**Task to complete:**
Copy the lines of the data below exactly, starting at the first and stopping after the line that contains "W, H = 1159, 947"; include no pictures.

**Data section:**

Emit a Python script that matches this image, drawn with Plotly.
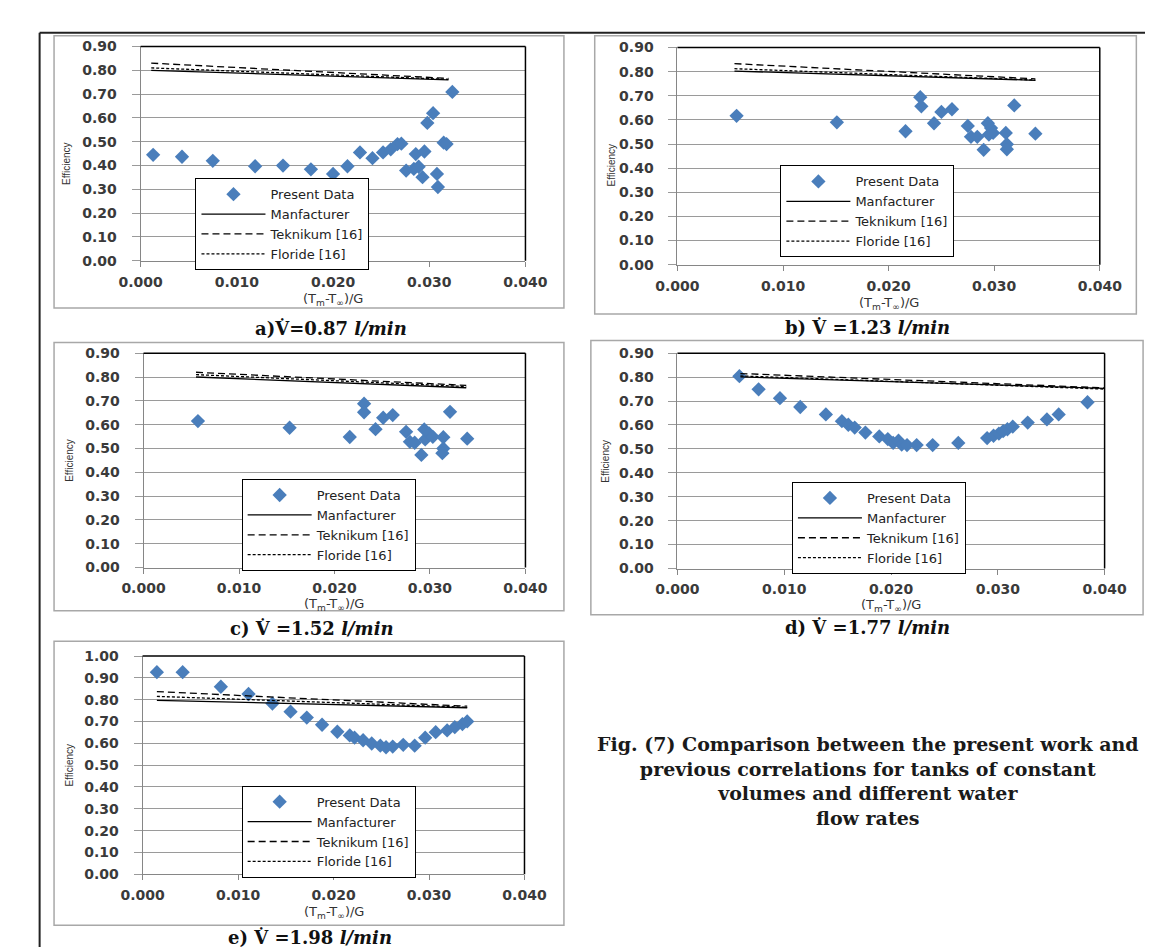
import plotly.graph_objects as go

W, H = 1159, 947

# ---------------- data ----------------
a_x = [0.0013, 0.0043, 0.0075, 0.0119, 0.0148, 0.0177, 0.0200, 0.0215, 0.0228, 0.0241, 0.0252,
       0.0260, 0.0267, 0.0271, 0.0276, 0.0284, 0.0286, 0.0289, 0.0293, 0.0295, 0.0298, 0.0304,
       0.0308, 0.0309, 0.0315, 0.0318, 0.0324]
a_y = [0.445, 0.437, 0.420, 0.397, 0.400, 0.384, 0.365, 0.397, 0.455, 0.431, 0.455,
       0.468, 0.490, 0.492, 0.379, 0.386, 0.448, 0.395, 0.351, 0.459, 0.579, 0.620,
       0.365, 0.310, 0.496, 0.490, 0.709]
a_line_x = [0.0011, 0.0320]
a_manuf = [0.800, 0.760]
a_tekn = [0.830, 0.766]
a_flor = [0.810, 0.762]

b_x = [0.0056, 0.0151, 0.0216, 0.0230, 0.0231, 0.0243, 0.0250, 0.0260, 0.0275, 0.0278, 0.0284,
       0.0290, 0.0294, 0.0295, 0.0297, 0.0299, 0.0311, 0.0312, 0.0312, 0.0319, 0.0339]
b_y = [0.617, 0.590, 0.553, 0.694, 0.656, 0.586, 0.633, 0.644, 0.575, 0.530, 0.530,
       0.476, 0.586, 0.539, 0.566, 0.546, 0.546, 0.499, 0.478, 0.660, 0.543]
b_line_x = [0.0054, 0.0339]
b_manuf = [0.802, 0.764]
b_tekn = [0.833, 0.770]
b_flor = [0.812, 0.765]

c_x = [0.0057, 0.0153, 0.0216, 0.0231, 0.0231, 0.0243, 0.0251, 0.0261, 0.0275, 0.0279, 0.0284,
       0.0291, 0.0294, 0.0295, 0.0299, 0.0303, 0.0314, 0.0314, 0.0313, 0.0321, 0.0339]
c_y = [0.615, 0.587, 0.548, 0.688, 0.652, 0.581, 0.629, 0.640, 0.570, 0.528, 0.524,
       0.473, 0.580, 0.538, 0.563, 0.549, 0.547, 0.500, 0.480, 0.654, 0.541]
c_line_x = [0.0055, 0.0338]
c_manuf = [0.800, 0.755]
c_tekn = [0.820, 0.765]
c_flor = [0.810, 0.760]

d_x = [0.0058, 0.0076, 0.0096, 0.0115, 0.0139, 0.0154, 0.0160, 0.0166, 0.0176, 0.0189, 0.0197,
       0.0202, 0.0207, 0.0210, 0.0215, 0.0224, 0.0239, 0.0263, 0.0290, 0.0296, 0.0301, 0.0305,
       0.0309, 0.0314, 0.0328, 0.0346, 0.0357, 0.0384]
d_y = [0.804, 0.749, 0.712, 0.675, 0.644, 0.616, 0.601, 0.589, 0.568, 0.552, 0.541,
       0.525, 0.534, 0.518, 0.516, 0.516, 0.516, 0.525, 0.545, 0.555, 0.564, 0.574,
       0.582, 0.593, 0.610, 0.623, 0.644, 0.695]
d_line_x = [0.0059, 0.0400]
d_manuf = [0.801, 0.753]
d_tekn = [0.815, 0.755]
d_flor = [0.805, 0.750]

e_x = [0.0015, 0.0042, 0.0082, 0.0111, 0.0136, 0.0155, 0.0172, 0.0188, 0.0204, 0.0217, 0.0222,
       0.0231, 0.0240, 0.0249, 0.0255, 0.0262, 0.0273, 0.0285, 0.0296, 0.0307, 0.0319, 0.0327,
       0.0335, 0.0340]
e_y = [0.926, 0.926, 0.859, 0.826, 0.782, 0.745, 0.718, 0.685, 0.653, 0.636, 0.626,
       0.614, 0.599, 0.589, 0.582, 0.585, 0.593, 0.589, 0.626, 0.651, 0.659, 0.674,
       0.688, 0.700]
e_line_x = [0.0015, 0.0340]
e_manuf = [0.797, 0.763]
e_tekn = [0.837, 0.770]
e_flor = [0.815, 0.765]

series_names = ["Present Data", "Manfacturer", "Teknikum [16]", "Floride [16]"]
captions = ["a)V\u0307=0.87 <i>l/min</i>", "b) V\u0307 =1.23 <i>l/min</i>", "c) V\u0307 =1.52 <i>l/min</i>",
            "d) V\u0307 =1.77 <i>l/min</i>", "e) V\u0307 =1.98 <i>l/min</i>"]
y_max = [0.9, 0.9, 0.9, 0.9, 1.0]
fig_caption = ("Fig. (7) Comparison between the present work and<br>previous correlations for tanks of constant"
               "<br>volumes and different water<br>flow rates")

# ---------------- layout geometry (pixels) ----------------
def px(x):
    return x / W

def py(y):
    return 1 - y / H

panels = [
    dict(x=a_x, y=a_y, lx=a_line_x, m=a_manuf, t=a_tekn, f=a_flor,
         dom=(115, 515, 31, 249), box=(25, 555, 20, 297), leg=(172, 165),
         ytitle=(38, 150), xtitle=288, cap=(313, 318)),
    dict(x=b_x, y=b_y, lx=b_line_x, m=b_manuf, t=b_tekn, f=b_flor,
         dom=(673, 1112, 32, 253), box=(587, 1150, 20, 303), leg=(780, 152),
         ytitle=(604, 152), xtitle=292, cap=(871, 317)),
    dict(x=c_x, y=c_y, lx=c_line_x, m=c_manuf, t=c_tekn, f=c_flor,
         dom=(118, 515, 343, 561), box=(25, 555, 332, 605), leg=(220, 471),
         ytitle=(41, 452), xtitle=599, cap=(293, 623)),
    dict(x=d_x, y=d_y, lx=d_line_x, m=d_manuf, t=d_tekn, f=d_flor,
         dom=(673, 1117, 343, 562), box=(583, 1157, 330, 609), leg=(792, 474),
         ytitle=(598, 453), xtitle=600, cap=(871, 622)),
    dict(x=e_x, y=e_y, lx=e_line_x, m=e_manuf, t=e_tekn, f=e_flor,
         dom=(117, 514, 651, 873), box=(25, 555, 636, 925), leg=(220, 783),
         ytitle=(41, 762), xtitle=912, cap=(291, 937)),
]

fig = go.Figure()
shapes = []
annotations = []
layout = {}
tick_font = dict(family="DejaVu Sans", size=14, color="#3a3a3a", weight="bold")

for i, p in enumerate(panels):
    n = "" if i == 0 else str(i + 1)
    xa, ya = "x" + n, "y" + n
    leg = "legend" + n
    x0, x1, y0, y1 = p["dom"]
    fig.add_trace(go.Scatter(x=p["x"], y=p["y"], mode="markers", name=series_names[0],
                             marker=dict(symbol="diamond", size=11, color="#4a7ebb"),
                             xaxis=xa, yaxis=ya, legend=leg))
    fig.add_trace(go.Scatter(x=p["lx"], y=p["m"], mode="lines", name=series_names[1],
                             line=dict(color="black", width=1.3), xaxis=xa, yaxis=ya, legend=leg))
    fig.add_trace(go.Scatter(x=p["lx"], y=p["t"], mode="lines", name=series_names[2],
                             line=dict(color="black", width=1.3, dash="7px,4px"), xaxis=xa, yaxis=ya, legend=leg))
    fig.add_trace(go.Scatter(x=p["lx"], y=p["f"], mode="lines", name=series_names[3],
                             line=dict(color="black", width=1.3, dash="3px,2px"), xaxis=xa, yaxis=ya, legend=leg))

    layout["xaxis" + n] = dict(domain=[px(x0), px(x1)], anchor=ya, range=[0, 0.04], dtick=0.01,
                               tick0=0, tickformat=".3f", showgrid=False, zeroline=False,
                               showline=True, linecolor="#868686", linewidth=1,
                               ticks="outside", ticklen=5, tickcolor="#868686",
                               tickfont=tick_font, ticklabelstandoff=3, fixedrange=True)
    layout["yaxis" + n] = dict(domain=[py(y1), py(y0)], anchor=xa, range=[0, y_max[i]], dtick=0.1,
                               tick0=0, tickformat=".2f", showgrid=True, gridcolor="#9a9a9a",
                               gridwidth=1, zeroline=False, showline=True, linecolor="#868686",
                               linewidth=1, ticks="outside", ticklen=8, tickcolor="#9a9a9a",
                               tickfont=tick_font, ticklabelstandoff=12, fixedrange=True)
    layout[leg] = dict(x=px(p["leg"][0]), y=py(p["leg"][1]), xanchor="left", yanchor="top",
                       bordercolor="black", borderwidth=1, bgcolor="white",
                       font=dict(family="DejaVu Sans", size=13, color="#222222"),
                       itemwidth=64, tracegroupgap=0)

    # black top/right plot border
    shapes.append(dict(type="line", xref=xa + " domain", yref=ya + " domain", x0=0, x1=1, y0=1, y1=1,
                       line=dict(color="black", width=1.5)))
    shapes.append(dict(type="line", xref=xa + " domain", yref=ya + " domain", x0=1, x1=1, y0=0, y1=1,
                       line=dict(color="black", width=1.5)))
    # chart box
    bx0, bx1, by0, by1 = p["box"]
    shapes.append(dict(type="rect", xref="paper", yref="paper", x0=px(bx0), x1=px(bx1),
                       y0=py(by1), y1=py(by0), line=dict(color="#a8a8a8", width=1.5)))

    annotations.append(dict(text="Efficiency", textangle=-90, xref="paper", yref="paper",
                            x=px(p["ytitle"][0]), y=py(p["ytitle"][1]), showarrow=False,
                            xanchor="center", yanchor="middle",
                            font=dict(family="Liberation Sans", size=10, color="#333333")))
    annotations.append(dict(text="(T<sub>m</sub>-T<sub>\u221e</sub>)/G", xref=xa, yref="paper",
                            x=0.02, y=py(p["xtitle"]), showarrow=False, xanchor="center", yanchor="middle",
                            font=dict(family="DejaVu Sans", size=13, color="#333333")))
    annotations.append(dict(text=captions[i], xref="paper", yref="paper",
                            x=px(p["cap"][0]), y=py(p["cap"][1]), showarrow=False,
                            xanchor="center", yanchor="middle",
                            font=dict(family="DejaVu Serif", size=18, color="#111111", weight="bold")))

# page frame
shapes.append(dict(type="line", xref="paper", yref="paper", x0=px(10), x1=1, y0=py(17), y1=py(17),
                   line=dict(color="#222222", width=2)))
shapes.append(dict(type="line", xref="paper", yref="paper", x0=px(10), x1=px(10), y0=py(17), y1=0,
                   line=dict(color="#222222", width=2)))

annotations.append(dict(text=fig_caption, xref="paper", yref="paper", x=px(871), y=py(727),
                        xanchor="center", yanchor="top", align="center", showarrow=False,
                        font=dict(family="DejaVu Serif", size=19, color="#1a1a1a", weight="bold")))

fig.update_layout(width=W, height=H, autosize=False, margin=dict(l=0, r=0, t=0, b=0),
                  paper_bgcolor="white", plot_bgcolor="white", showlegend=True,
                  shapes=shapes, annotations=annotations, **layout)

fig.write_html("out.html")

**Solution for this problem:**
Emit a Python script that matches this image, drawn with Plotly.
import plotly.graph_objects as go

W, H = 1159, 947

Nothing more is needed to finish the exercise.